Abstract

An accurate concrete carbonation predictive model is needed to ensure effective structural health monitoring of concrete, as a result of nonlinear behaviour of concrete carbonation and uncertainties of environmental factors affecting the progress of carbonation. In reality, the performance of a developed predictive model lies on its ability to accurately generalise (simulate) the input distribution within a given new dataset. The previous machine learning models in the studies for concrete carbonation depth rely on the performance of the validation subset used for updating network weights during training and offer no generalisation performance of the model. This study developed a recurrent neural networks (RNN) model to predict the carbonation of fly ash blended concrete.
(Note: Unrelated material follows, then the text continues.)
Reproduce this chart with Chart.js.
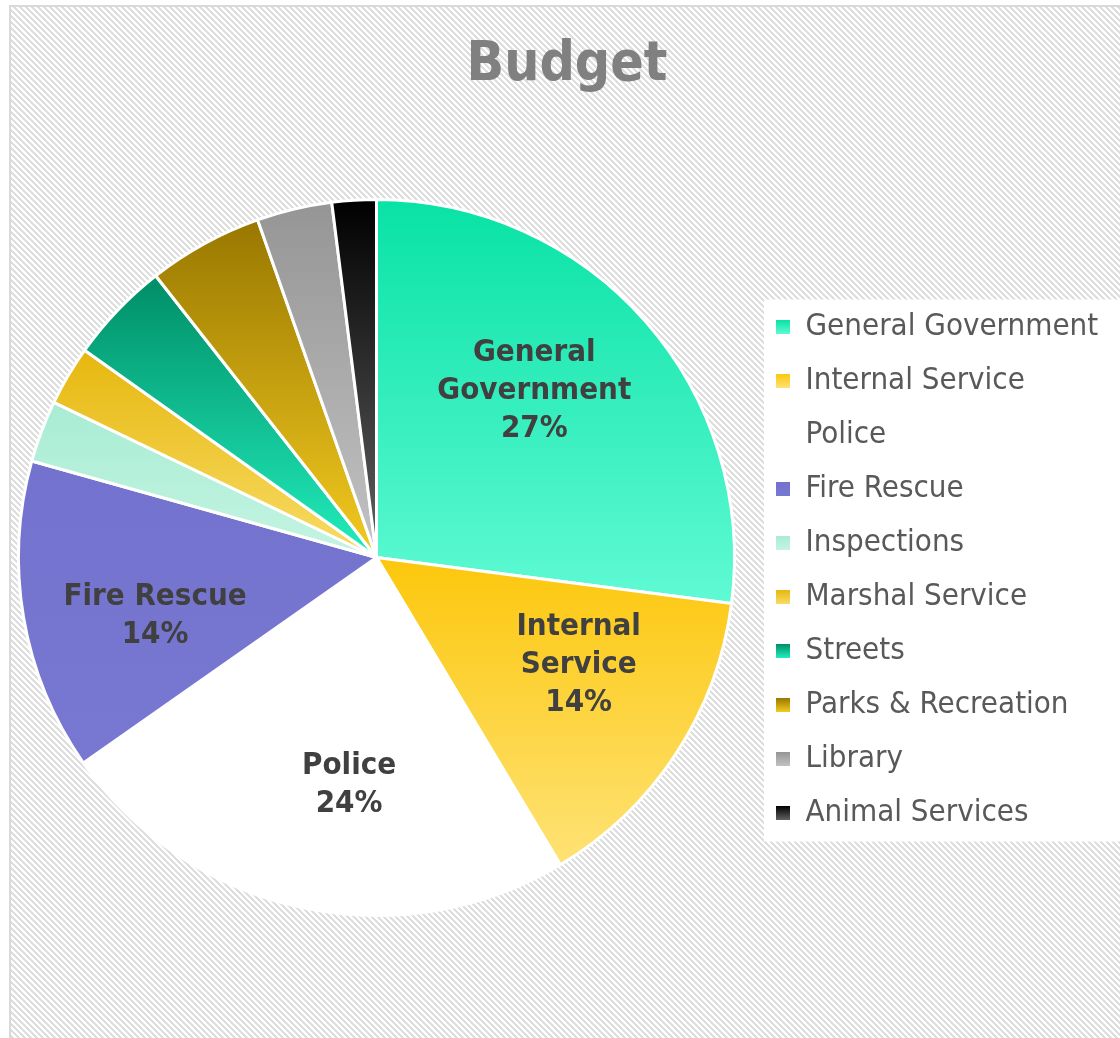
<!DOCTYPE html>
<html>
<head>
<meta charset="utf-8">
<title>Budget</title>
<script src="https://cdn.jsdelivr.net/npm/chart.js@4.4.1/dist/chart.umd.min.js"></script>
<style>
  html, body { margin: 0; padding: 0; background: #fff; }
  canvas { display: block; }
</style>
</head>
<body>
<canvas id="budget" width="1120" height="1038"></canvas>
<script>
var departments = ['General Government', 'Internal Service', 'Police', 'Fire Rescue', 'Inspections',
  'Marshal Service', 'Streets', 'Parks & Recreation', 'Library', 'Animal Services'];
// share of the budget, in percent
var shares = [27.1, 14.4, 23.9, 14.1, 2.8, 2.7, 4.6, 5.2, 3.4, 2.0];
// each slice is shaded from its top colour down to its bottom colour
var topColors = ['#08e2a5', '#fcc70c', '#ffffff', '#7373cf', '#a8ecd3', '#e6b70e', '#008d66', '#987700', '#959595', '#000000'];
var bottomColors = ['#60fad4', '#fee275', '#ffffff', '#7878d2', '#c4f4e2', '#f8dc66', '#22eebd', '#f4cb20', '#c2c2c2', '#626262'];

var FONT = '"DejaVu Sans Condensed", "DejaVu Sans", sans-serif';
Chart.defaults.font.family = FONT;

var LEGEND_SIZE = 31, LEGEND_PAD = 23, SWATCH = 14;

var total = shares.reduce(function (a, b) { return a + b; }, 0);

// vertical extent of slice i, so its gradient runs over the slice only
function sliceBounds(area, i) {
  var cx = (area.left + area.right) / 2, cy = (area.top + area.bottom) / 2;
  var r = Math.min(area.right - area.left, area.bottom - area.top) / 2;
  var start = 0;
  for (var k = 0; k < i; k++) start += shares[k];
  var a0 = start / total * 360, a1 = (start + shares[i]) / total * 360;
  var ys = [cy, cy - r * Math.cos(a0 * Math.PI / 180), cy - r * Math.cos(a1 * Math.PI / 180)];
  if (a0 <= 0 || a1 >= 360) ys.push(cy - r);
  if (a0 <= 180 && a1 >= 180) ys.push(cy + r);
  return { top: Math.min.apply(null, ys), bottom: Math.max.apply(null, ys) };
}

function sliceFill(c) {
  var area = c.chart.chartArea;
  var i = c.dataIndex;
  if (!area) return topColors[i];
  var b = sliceBounds(area, i);
  var g = c.chart.ctx.createLinearGradient(0, b.top, 0, b.bottom);
  g.addColorStop(0, topColors[i]);
  g.addColorStop(1, bottomColors[i]);
  return g;
}

// diagonal hatch tile for the chart background
function hatchPattern(ctx) {
  var tile = document.createElement('canvas');
  tile.width = 6; tile.height = 6;
  var t = tile.getContext('2d');
  t.fillStyle = '#ffffff';
  t.fillRect(0, 0, 6, 6);
  t.fillStyle = '#dedede';
  for (var y = 0; y < 6; y++) {
    for (var x = 0; x < 6; x++) {
      if (((x - y) % 6 + 6) % 6 < 3) t.fillRect(x, y, 1, 1);
    }
  }
  return ctx.createPattern(tile, 'repeat');
}

// longest legend text decides how much room the legend takes
var probe = document.createElement('canvas').getContext('2d');
probe.font = LEGEND_SIZE + 'px ' + FONT;
var longest = Math.max.apply(null, departments.map(function (d) { return probe.measureText(d).width; }));
var legendLeft = 753;
var padRight = 1120 - legendLeft - (LEGEND_PAD + SWATCH + LEGEND_SIZE / 2 + longest + 10);

var paper = {
  id: 'paper',
  afterLayout: function (chart) {
    // title sits a little right of the canvas centre
    chart.titleBlock.left = 14;
    chart.titleBlock.right = chart.width;
  },
  beforeDraw: function (chart) {
    var ctx = chart.ctx, w = chart.width, h = chart.height;
    ctx.save();
    ctx.fillStyle = '#ffffff';
    ctx.fillRect(0, 0, w, h);
    ctx.fillStyle = hatchPattern(ctx);
    ctx.fillRect(11, 7, w, h);
    ctx.strokeStyle = '#d9d9d9';
    ctx.lineWidth = 2;
    ctx.beginPath();
    ctx.moveTo(10, h);
    ctx.lineTo(10, 6);
    ctx.lineTo(w, 6);
    ctx.stroke();

    var legend = chart.legend;
    var boxes = legend.legendHitBoxes;
    ctx.fillStyle = '#ffffff';
    var top = boxes[0].top - 12;
    var bottom = boxes[boxes.length - 1].top + boxes[boxes.length - 1].height + 13;
    ctx.fillRect(764, top, w, bottom - top);
    ctx.restore();

    // shaded legend swatches, no outline
    legend.legendItems.forEach(function (item, i) {
      var y0 = boxes[i].top + (LEGEND_SIZE - SWATCH) / 2;
      var g = ctx.createLinearGradient(0, y0, 0, y0 + SWATCH);
      g.addColorStop(0, topColors[i]);
      g.addColorStop(1, bottomColors[i]);
      item.fillStyle = g;
      item.lineWidth = 0;
    });
  }
};

function wrapWords(ctx, text, maxWidth) {
  var words = text.split(' '), lines = [], line = '';
  words.forEach(function (word) {
    var test = line ? line + ' ' + word : word;
    if (line && ctx.measureText(test).width > maxWidth) {
      lines.push(line);
      line = word;
    } else {
      line = test;
    }
  });
  lines.push(line);
  return lines;
}

// name and percentage inside the big slices
var sliceLabels = {
  id: 'sliceLabels',
  afterDatasetsDraw: function (chart) {
    var ctx = chart.ctx;
    var meta = chart.getDatasetMeta(0);
    ctx.save();
    ctx.font = 'bold 31px ' + FONT;
    ctx.fillStyle = '#404040';
    ctx.textAlign = 'center';
    ctx.textBaseline = 'middle';
    meta.data.forEach(function (arc, i) {
      var pct = shares[i] / total * 100;
      if (pct < 10) return;
      var p = arc.getProps(['x', 'y', 'startAngle', 'endAngle', 'outerRadius'], true);
      // labels lean a little back towards the start of their slice
      var mid = (p.startAngle + p.endAngle) / 2 - 0.09;
      var rr = p.outerRadius * 0.64;
      var x = p.x + Math.cos(mid) * rr;
      var y = p.y + Math.sin(mid) * rr;
      var lines = wrapWords(ctx, departments[i], 200).concat([Math.round(pct) + '%']);
      lines.forEach(function (line, k) {
        ctx.fillText(line, x, y + (k - (lines.length - 1) / 2) * 38);
      });
    });
    ctx.restore();
  }
};

new Chart(document.getElementById('budget'), {
  type: 'pie',
  data: {
    labels: departments,
    datasets: [{
      data: shares,
      backgroundColor: sliceFill,
      borderColor: '#ffffff',
      borderWidth: 3,
      hoverBorderWidth: 3,
      hoverOffset: 0
    }]
  },
  options: {
    responsive: false,
    animation: false,
    events: [],
    layout: { padding: { top: 5, left: 0, right: padRight, bottom: 121 } },
    plugins: {
      title: {
        display: true,
        text: 'Budget',
        color: '#808080',
        font: { size: 55, weight: 'bold', lineHeight: 1.2 },
        padding: { top: 28, bottom: 99 }
      },
      legend: {
        position: 'right',
        fullSize: false,
        title: { display: true, text: '', padding: 0, font: { size: 20, lineHeight: 1.25 } },
        labels: {
          font: { size: LEGEND_SIZE },
          color: '#595959',
          boxWidth: SWATCH,
          boxHeight: SWATCH,
          padding: LEGEND_PAD
        }
      },
      tooltip: { enabled: false }
    }
  },
  plugins: [paper, sliceLabels]
});
</script>
</body>
</html>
Eighteen input datasets that focused on the chemical parameters of cement and fly ash were used in addition to established environmental factors. A total of 534 sets of experimental data were extracted from 13 published works of the literature. A leave-one-out cross-validation (training and generalisation subsets) was used. The developed RNN model was compared with the artificial neural networks (ANNs), support vector machine (SVM), radial basis function neural networks (RBFNNs), multi-linear regression (MLR) and bagged and boosted decision trees models that have been previously used to model carbonation depth in concrete. The results shows that the proposed RNN has a high prediction and generalisation capability in the evaluation of carbonation depth, and the highest correlation coefficient of 0.94 than the comparing models. Further, the generalisation subsets show that the results of natural exposed conditions are more reliable than the accelerated test cases.